Bank of America Corp., the second- biggest U.S. lender, said fourth-quarter profit more than quadrupled as the company sought to quell claims tied to defective mortgages. The results beat most Wall Street estimates, and the stock rose in early New York trading.

Net income of $3.44 billion, or 29 cents a diluted share, rose from $732 million, or 3 cents a year earlier, according to a statement today from the Charlotte, North Carolina-based firm. The average estimate of 27 analysts surveyed by Bloomberg was 27 cents, adjusted for one-time items. For the full year, profit more than doubled to $11.4 billion.

Chief Executive Officer Brian T. Moynihan, 54, has spent his four years atop Bank of America resolving disputes tied to shoddy home loans and foreclosures, mostly from his predecessor's 2008 takeover of Countrywide Financial Corp. He signaled in November that attention is shifting from the mortgage cleanup to improving performance at operating units, calling his firm a "huge battleship" that is gaining speed.

"They're looking considerably better than a year ago," said Marty Mosby, a bank analyst at Guggenheim Securities LLC with a neutral rating on the stock. "The Street now believes their story, which is that remaining mortgage costs will be manageable."

Bank of America's stock rose 34 percent last year, just under the 35 percent gain of the 24-company KBW Bank Index. The shares added 7.7 percent this year through yesterday to $16.77 as analysts including Citigroup Inc.'s Keith Horowitz upgraded the firm to a "buy" in anticipation that costs will recede.

Investors could choose Bank of America and bigger rival JPMorgan Chase & Co. to take advantage of an improving U.S. economy, Horowitz wrote in a Jan. 2 research note.

Moynihan has spent more than $50 billion on mortgage and foreclosure disputes and the company still faces demands that it atone for activities that contributed to the 2008 credit crisis.
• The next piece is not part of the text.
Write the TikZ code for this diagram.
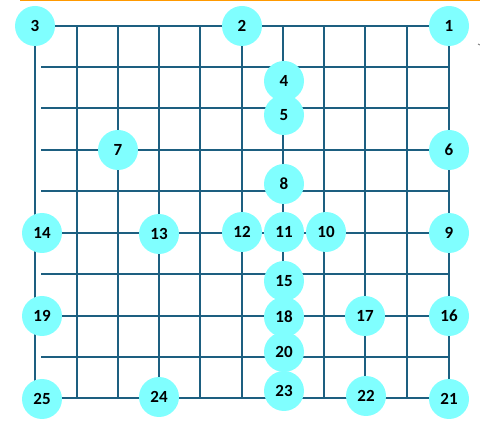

Bank of America may have to pay $5 billion to $8 billion to settle a Federal Housing Finance Agency suit after JPMorgan's $4 billion accord set "a relatively high bar," Fitch Ratings said in October. The FHFA lawsuit cited about $57 billion of mortgage-backed securities from Bank of America, compared with about $33 billion in the JPMorgan case, Fitch said.

The lender also faces a U.S. lawsuit for claims it misled investors over the quality of mortgages within an $850 million bond and said in October that the Justice Department may file another suit tied to home loans.

JPMorgan said yesterday that fourth-quarter profit fell 7 percent to $5.28 billion on costs from legal settlements. Wells Fargo & Co., the biggest home lender, said net income rose 10 percent to $5.61 billion, setting a record for the quarter and the year. Citigroup reports results tomorrow.